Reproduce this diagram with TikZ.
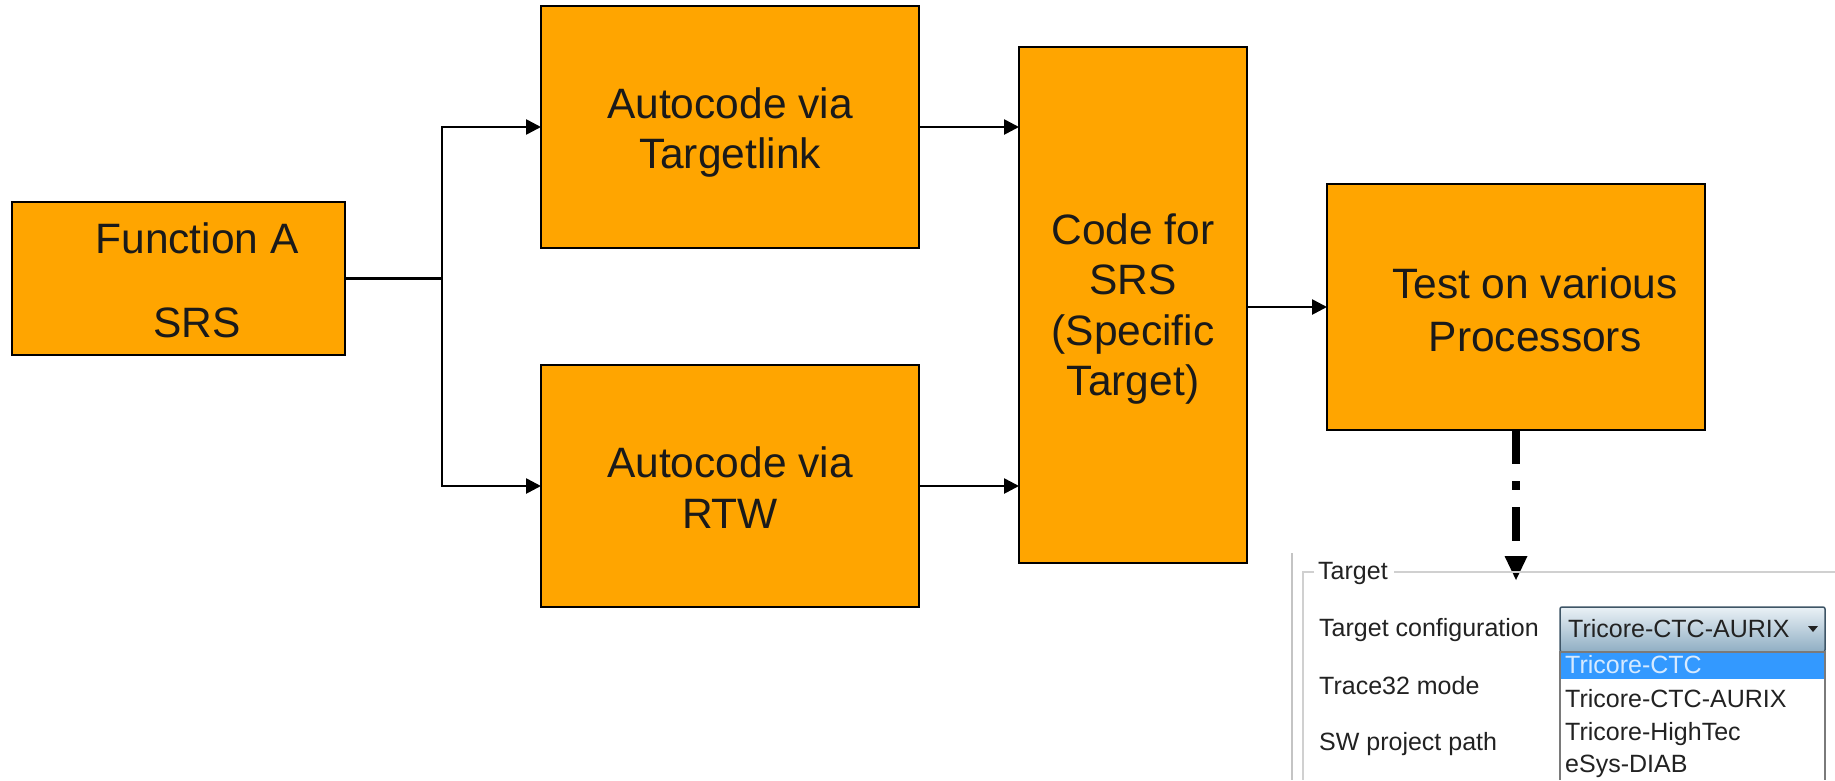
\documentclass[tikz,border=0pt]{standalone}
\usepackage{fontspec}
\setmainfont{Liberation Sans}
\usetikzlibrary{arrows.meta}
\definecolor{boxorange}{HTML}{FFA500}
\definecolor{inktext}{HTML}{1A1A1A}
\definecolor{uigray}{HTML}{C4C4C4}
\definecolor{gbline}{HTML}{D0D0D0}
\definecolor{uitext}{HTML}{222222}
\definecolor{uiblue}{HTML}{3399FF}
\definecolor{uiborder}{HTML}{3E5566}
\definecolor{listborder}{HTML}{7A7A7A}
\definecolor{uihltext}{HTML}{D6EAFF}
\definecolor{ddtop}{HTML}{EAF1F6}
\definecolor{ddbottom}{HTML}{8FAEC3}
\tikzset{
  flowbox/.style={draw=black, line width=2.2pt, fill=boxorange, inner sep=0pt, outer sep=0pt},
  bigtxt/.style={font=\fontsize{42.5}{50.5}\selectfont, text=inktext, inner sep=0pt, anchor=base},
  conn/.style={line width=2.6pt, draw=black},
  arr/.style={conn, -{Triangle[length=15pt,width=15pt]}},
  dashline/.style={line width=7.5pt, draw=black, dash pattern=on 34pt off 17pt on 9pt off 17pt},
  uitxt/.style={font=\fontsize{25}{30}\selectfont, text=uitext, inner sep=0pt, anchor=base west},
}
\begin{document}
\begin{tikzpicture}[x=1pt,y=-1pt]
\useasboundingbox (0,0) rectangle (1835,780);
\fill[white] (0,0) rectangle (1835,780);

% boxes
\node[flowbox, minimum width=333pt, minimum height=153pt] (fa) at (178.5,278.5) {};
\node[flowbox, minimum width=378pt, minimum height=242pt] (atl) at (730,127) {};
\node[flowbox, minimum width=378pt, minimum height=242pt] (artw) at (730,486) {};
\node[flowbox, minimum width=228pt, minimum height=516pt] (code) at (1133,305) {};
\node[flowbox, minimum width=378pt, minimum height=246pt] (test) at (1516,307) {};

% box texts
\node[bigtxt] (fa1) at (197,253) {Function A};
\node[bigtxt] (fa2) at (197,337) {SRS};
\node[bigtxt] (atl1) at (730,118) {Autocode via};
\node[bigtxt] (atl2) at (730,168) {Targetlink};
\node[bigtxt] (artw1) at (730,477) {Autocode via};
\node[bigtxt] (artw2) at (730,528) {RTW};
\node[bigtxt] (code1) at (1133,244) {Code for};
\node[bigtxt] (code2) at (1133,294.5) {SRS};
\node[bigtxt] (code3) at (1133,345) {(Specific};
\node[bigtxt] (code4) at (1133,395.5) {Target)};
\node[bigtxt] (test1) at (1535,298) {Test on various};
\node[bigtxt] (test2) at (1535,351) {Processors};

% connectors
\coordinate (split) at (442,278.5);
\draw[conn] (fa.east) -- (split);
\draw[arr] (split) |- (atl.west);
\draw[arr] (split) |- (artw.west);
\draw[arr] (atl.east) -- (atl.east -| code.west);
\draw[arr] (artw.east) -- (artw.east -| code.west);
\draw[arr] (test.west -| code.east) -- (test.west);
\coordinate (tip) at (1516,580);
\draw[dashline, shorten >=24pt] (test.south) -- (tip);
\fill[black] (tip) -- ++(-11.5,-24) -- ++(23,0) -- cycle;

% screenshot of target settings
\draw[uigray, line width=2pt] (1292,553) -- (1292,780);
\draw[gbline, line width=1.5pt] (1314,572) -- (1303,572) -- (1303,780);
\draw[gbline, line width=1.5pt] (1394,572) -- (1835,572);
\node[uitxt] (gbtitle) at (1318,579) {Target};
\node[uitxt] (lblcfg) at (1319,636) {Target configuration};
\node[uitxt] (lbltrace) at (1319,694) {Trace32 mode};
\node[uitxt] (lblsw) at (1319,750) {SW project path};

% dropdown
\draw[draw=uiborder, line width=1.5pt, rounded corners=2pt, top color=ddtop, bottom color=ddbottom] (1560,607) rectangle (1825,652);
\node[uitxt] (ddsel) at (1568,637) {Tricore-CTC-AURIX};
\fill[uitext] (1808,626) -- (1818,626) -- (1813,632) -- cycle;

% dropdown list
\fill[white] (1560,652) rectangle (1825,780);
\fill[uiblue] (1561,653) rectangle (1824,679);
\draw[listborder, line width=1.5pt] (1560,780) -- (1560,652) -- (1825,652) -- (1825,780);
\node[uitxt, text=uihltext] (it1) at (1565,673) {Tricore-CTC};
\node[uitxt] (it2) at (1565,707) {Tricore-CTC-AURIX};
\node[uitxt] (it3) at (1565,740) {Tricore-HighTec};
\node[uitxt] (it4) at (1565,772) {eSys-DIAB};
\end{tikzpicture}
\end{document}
==
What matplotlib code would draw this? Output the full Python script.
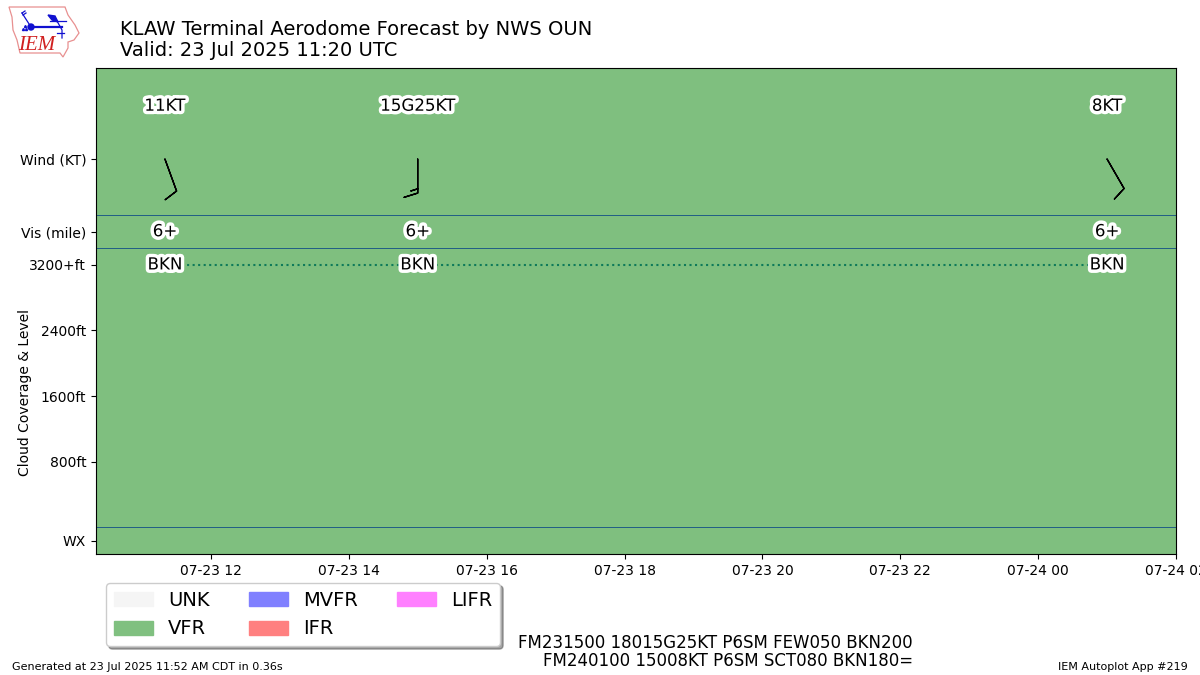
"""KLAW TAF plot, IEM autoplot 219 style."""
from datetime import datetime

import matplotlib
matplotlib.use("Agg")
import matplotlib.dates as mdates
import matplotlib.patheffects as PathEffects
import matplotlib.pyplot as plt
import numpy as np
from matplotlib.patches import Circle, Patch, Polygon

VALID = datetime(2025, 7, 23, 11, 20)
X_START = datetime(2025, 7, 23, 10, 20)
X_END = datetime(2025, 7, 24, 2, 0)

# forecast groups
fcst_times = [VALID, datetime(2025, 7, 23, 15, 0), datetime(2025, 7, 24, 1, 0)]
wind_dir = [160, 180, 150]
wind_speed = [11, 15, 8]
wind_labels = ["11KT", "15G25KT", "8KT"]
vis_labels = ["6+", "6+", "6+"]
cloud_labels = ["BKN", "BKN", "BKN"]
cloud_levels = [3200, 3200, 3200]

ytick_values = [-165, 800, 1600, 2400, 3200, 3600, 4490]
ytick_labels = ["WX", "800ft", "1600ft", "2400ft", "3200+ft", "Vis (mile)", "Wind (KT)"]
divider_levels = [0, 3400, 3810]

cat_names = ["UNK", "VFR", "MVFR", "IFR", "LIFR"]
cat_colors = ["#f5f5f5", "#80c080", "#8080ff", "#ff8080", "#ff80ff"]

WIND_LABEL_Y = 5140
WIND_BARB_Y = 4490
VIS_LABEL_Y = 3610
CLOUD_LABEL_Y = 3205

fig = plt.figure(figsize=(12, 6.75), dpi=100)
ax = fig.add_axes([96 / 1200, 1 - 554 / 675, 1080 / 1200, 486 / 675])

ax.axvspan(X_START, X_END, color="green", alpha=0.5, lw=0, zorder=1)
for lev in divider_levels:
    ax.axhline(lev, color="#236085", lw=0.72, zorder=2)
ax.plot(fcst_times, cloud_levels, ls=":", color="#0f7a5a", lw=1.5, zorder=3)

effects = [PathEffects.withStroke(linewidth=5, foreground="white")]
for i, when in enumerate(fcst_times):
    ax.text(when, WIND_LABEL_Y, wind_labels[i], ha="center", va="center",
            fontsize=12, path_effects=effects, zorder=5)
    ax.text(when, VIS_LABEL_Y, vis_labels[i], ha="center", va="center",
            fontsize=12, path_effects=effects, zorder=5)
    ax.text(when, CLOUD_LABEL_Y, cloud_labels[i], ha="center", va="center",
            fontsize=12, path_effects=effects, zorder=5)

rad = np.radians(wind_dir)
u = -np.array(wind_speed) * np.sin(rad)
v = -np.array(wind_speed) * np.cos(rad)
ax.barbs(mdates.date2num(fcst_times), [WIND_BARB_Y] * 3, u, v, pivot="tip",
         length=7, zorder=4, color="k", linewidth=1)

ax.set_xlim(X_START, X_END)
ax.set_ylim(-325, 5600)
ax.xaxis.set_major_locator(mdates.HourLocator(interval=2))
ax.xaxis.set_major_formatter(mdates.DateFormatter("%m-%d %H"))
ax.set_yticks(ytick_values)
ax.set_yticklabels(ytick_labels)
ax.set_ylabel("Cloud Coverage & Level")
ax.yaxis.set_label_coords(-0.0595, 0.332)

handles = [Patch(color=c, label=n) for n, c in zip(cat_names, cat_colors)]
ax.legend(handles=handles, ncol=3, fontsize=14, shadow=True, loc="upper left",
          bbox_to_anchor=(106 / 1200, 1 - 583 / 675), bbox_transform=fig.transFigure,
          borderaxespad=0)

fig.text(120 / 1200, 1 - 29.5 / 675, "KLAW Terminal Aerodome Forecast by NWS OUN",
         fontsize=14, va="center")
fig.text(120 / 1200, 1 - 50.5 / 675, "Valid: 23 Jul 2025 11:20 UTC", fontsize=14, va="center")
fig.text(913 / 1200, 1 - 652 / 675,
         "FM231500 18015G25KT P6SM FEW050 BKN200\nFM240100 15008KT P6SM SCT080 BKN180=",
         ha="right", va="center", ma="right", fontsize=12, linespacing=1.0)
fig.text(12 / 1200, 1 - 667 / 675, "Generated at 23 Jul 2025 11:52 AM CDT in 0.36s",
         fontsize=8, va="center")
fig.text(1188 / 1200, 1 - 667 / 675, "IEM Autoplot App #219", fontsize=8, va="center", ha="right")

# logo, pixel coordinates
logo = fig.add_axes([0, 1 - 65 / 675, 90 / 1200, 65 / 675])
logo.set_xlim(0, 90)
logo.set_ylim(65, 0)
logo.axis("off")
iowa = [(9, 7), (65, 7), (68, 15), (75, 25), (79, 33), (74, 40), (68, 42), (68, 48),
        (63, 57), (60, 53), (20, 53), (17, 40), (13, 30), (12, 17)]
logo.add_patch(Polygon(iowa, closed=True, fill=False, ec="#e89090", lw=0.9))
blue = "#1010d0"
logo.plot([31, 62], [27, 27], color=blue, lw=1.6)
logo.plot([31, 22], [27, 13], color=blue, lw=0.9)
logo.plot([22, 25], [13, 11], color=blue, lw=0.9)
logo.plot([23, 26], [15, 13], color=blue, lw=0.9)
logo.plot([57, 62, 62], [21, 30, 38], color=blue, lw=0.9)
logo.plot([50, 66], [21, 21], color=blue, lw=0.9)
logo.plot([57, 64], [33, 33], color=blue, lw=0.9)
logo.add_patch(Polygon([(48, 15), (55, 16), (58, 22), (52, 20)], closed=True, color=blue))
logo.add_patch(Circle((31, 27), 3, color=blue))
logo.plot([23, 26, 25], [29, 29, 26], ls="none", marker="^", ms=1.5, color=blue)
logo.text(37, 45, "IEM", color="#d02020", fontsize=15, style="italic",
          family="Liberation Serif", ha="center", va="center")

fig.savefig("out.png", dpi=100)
==
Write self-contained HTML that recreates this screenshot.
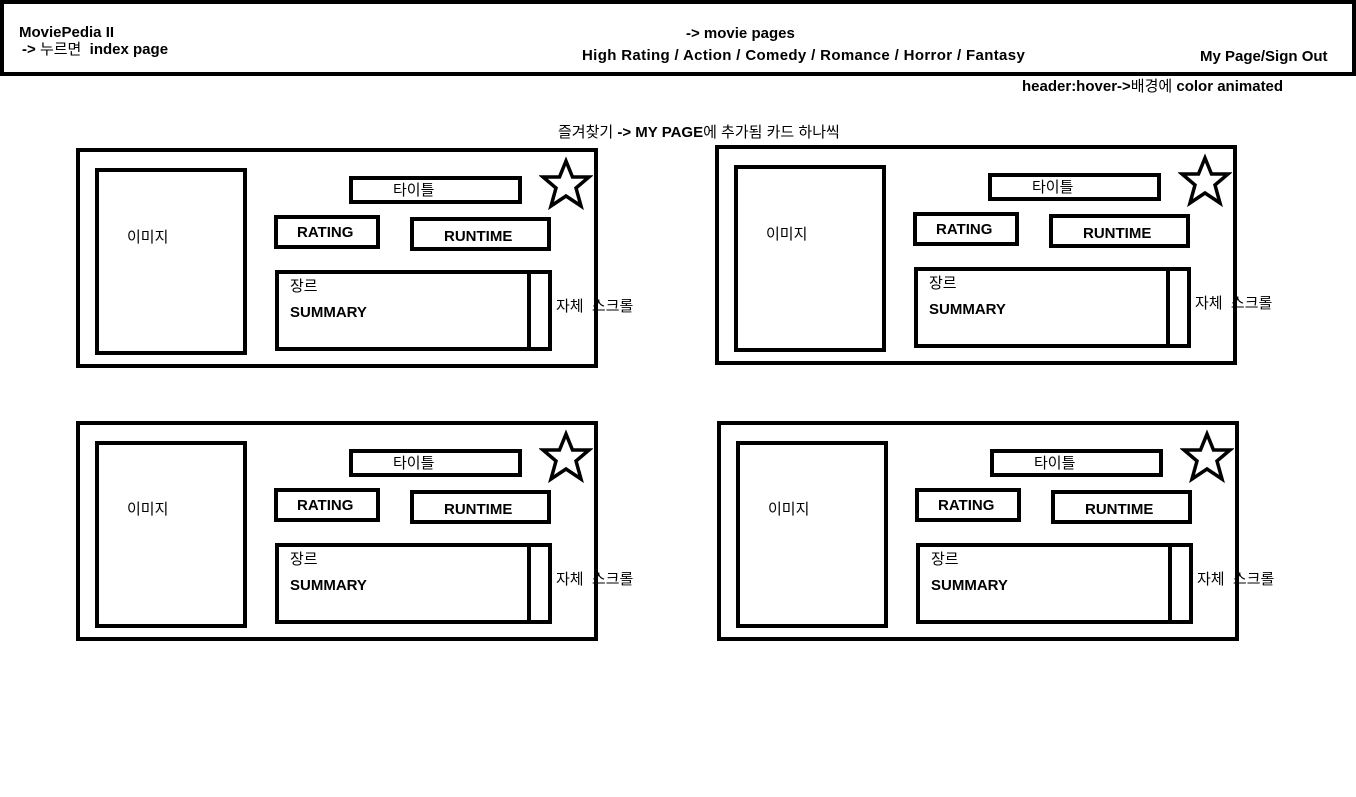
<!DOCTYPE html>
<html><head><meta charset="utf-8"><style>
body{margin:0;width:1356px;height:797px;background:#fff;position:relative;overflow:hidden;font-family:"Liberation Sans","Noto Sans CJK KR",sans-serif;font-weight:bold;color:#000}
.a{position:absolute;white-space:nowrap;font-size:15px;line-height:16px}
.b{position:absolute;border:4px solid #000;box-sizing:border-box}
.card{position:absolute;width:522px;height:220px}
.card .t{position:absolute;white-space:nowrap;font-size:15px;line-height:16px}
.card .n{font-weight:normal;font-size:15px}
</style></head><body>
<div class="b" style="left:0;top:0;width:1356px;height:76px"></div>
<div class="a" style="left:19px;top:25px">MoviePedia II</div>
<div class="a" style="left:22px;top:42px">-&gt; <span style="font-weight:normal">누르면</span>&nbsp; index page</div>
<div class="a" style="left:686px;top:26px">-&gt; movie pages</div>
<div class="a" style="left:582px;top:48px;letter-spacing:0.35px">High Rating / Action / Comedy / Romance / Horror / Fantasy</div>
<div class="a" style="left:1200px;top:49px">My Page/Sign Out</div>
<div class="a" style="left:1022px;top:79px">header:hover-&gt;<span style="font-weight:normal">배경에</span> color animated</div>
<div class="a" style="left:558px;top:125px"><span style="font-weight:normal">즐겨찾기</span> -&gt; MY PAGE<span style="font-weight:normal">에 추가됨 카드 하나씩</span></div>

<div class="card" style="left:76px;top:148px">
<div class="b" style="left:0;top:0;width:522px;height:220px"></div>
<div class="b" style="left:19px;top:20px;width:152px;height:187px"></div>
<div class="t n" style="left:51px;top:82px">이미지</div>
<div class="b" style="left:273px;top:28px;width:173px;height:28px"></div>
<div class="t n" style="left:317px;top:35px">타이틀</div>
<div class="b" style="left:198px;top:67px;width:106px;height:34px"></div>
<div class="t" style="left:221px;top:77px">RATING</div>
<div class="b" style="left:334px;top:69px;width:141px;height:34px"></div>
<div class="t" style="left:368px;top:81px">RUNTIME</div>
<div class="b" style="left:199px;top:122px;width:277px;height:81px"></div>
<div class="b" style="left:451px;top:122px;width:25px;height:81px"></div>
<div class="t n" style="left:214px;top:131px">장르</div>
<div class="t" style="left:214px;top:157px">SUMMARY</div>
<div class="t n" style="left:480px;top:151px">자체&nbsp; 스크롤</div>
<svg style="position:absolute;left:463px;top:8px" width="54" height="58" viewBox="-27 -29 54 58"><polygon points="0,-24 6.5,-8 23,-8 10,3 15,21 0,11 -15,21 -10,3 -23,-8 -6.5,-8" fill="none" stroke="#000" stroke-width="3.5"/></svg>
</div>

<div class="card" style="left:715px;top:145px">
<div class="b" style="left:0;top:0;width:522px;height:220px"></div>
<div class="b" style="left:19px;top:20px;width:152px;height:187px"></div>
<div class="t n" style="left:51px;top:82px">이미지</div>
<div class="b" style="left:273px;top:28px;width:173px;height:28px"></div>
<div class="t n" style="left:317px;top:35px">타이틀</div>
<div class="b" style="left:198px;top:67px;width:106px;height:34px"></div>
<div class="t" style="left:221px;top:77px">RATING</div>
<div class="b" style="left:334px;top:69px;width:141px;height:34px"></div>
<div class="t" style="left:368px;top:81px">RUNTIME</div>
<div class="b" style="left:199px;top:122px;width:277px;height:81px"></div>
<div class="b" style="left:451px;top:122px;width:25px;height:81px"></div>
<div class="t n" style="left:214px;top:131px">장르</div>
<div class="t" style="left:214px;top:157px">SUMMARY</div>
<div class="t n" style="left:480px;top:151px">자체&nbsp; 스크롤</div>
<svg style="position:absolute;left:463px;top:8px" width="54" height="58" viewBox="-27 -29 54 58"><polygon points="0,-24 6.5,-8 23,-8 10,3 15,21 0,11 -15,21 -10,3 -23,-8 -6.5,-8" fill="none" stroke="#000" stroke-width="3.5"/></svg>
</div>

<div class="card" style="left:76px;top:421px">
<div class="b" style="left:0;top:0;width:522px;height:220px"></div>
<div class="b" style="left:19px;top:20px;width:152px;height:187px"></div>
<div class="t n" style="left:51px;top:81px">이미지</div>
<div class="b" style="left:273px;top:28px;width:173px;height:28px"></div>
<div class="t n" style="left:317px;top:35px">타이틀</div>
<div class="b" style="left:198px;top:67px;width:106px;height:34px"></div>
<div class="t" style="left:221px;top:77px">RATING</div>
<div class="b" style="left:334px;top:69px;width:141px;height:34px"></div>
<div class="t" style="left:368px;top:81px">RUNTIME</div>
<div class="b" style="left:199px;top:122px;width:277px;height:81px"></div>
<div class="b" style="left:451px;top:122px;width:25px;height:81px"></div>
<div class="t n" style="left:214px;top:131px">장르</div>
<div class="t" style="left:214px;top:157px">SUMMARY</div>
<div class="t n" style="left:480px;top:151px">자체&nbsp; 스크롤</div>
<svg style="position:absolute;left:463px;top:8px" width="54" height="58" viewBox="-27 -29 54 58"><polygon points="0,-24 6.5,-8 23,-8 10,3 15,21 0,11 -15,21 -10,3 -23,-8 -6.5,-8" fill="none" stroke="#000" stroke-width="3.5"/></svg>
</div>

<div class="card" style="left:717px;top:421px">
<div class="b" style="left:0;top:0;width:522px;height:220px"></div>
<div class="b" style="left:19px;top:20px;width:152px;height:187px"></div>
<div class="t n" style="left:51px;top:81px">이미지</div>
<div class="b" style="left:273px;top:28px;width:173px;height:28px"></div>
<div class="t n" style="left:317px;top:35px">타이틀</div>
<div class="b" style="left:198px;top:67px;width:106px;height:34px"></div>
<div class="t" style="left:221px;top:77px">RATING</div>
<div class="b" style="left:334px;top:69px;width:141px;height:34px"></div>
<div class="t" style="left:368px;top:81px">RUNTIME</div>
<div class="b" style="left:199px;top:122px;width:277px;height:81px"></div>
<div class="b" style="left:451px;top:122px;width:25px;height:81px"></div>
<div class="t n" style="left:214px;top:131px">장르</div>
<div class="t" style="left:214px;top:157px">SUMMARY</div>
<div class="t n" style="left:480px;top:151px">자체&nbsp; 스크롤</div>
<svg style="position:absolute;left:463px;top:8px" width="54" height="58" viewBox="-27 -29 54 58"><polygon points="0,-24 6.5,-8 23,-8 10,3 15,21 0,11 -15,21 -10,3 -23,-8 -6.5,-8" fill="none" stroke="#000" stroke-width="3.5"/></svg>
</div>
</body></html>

» Task to complete
Look through the entries above; copy each line where the string "this" appears.

» Result of the task
Reproduce this diagram with TikZ.
What matplotlib code would draw this? Output the full Python script.
Write self-contained HTML that recreates this screenshot.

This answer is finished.